▶ Data lines:
----------

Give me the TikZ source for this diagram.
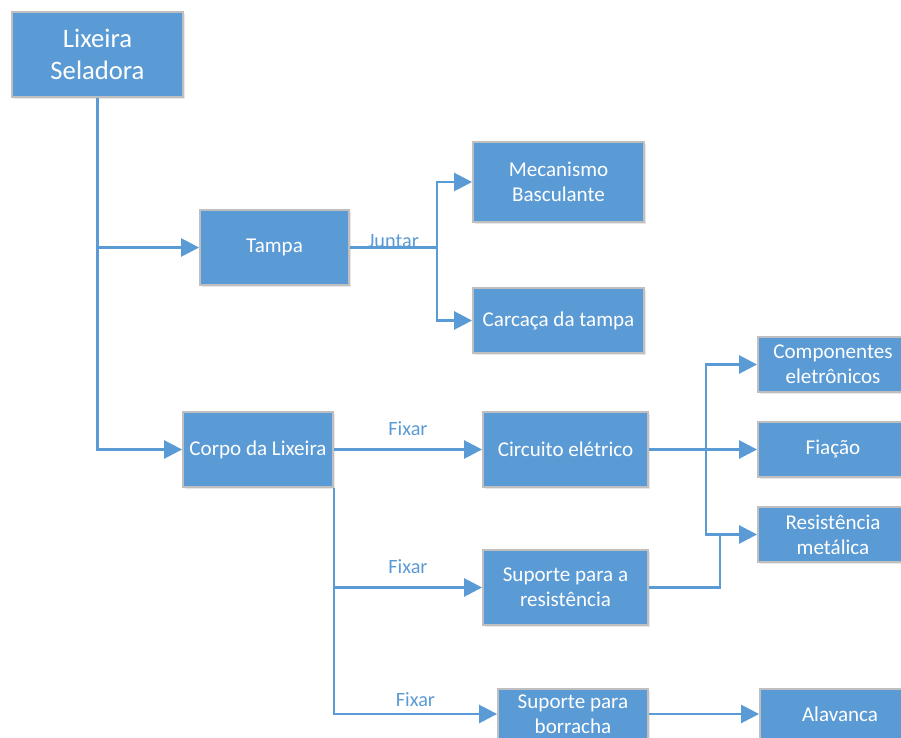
\documentclass[tikz,border=0pt]{standalone}
\usepackage{fontspec}
\setmainfont{Carlito}
\usetikzlibrary{arrows.meta,positioning,shadows}
\definecolor{boxblue}{HTML}{5B9BD5}
\definecolor{boxedge}{HTML}{BFBFBF}

\begin{document}
\begin{tikzpicture}[
  x=0.75pt, y=-0.75pt,
  block/.style={draw=boxedge, line width=1.4pt, fill=boxblue, text=white, rectangle, align=center,
    font=\fontsize{15.8}{18.8}\selectfont, inner sep=2pt,
    drop shadow={opacity=0.18, shadow xshift=1.2pt, shadow yshift=-1.2pt}},
  arr/.style={-{Triangle[length=13.5pt, width=13.5pt]}, line width=2pt, draw=boxblue},
  conn/.style={line width=2pt, draw=boxblue},
  lbl/.style={text=boxblue, font=\fontsize{15.2}{17}\selectfont, inner sep=0pt, anchor=base}
]
  \useasboundingbox (0,0) rectangle (901,738);
  \clip (0,0) rectangle (901,738);

  % blocos
  \node[block, minimum width=128.25pt, minimum height=63.75pt, font=\fontsize{20}{24}\selectfont] (lix) at (97.5,54.5) {Lixeira\\Seladora};
  \node[block, minimum width=111.75pt, minimum height=56.25pt] (tampa) at (274.5,247.5) {Tampa};
  \node[block, minimum width=128.25pt, minimum height=60pt] (mec) at (558.5,182) {Mecanismo\\Basculante};
  \node[block, minimum width=128.25pt, minimum height=48.75pt] (carc) at (558.5,320.5) {Carcaça da tampa};
  \node[block, minimum width=112.5pt, minimum height=56.25pt] (corpo) at (258,449.5) {Corpo da Lixeira};
  \node[block, minimum width=123.75pt, minimum height=56.25pt] (circ) at (565.5,449.5) {Circuito elétrico};
  \node[block, minimum width=112.5pt, minimum height=41.25pt] (comp) at (833,364.5) {Componentes\\eletrônicos};
  \node[block, minimum width=112.5pt, minimum height=41.25pt] (fia) at (833,449.5) {Fiação};
  \node[block, minimum width=112.5pt, minimum height=41.25pt] (resm) at (833,534.5) {Resistência\\metálica};
  \node[block, minimum width=123.75pt, minimum height=56.25pt] (supres) at (565.5,587.5) {Suporte para a\\resistência};
  \node[block, minimum width=112.5pt, minimum height=37.5pt] (supbor) at (573,714) {Suporte para\\borracha};
  \node[block, minimum width=120pt, minimum height=37.5pt] (alav) at (840,714) {Alavanca};

  % pontos de junção
  \coordinate (jt) at (437,247.5);
  \coordinate (jc) at (706,449.5);
  \coordinate (jr) at (720,534.5);

  % ligações
  \draw[arr] (lix.south) |- (tampa.west);
  \draw[arr] (lix.south) |- (corpo.west);
  \draw[conn] (tampa.east) -- node[lbl] {Juntar} (jt);
  \draw[arr] (jt) |- (mec.west);
  \draw[arr] (jt) |- (carc.west);
  \draw[arr] (corpo.east) -- node[lbl, yshift=10.5pt] {Fixar} (circ.west);
  \draw[arr] (corpo.south east) |- node[pos=0.75, lbl, yshift=10.5pt] {Fixar} (supres.west);
  \draw[arr] (corpo.south east) |- node[pos=0.75, lbl, yshift=6pt] {Fixar} (supbor.west);
  \draw[arr] (circ.east) -- (fia.west);
  \draw[arr] (jc) |- (comp.west);
  \draw[arr] (jc) |- (resm.west);
  \draw[conn] (supres.east) -| (jr);
  \draw[arr] (supbor.east) -- (alav.west);
\end{tikzpicture}
\end{document}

----------

▶ What is expected: Transcribe the full listing above exactly, with the images removed.

▶ Reply:
Give me the TikZ source for this diagram.
\documentclass[tikz,border=0pt]{standalone}
\usepackage{fontspec}
\setmainfont{Carlito}
\usetikzlibrary{arrows.meta,positioning,shadows}
\definecolor{boxblue}{HTML}{5B9BD5}
\definecolor{boxedge}{HTML}{BFBFBF}

\begin{document}
\begin{tikzpicture}[
  x=0.75pt, y=-0.75pt,
  block/.style={draw=boxedge, line width=1.4pt, fill=boxblue, text=white, rectangle, align=center,
    font=\fontsize{15.8}{18.8}\selectfont, inner sep=2pt,
    drop shadow={opacity=0.18, shadow xshift=1.2pt, shadow yshift=-1.2pt}},
  arr/.style={-{Triangle[length=13.5pt, width=13.5pt]}, line width=2pt, draw=boxblue},
  conn/.style={line width=2pt, draw=boxblue},
  lbl/.style={text=boxblue, font=\fontsize{15.2}{17}\selectfont, inner sep=0pt, anchor=base}
]
  \useasboundingbox (0,0) rectangle (901,738);
  \clip (0,0) rectangle (901,738);

  % blocos
  \node[block, minimum width=128.25pt, minimum height=63.75pt, font=\fontsize{20}{24}\selectfont] (lix) at (97.5,54.5) {Lixeira\\Seladora};
  \node[block, minimum width=111.75pt, minimum height=56.25pt] (tampa) at (274.5,247.5) {Tampa};
  \node[block, minimum width=128.25pt, minimum height=60pt] (mec) at (558.5,182) {Mecanismo\\Basculante};
  \node[block, minimum width=128.25pt, minimum height=48.75pt] (carc) at (558.5,320.5) {Carcaça da tampa};
  \node[block, minimum width=112.5pt, minimum height=56.25pt] (corpo) at (258,449.5) {Corpo da Lixeira};
  \node[block, minimum width=123.75pt, minimum height=56.25pt] (circ) at (565.5,449.5) {Circuito elétrico};
  \node[block, minimum width=112.5pt, minimum height=41.25pt] (comp) at (833,364.5) {Componentes\\eletrônicos};
  \node[block, minimum width=112.5pt, minimum height=41.25pt] (fia) at (833,449.5) {Fiação};
  \node[block, minimum width=112.5pt, minimum height=41.25pt] (resm) at (833,534.5) {Resistência\\metálica};
  \node[block, minimum width=123.75pt, minimum height=56.25pt] (supres) at (565.5,587.5) {Suporte para a\\resistência};
  \node[block, minimum width=112.5pt, minimum height=37.5pt] (supbor) at (573,714) {Suporte para\\borracha};
  \node[block, minimum width=120pt, minimum height=37.5pt] (alav) at (840,714) {Alavanca};

  % pontos de junção
  \coordinate (jt) at (437,247.5);
  \coordinate (jc) at (706,449.5);
  \coordinate (jr) at (720,534.5);

  % ligações
  \draw[arr] (lix.south) |- (tampa.west);
  \draw[arr] (lix.south) |- (corpo.west);
  \draw[conn] (tampa.east) -- node[lbl] {Juntar} (jt);
  \draw[arr] (jt) |- (mec.west);
  \draw[arr] (jt) |- (carc.west);
  \draw[arr] (corpo.east) -- node[lbl, yshift=10.5pt] {Fixar} (circ.west);
  \draw[arr] (corpo.south east) |- node[pos=0.75, lbl, yshift=10.5pt] {Fixar} (supres.west);
  \draw[arr] (corpo.south east) |- node[pos=0.75, lbl, yshift=6pt] {Fixar} (supbor.west);
  \draw[arr] (circ.east) -- (fia.west);
  \draw[arr] (jc) |- (comp.west);
  \draw[arr] (jc) |- (resm.west);
  \draw[conn] (supres.east) -| (jr);
  \draw[arr] (supbor.east) -- (alav.west);
\end{tikzpicture}
\end{document}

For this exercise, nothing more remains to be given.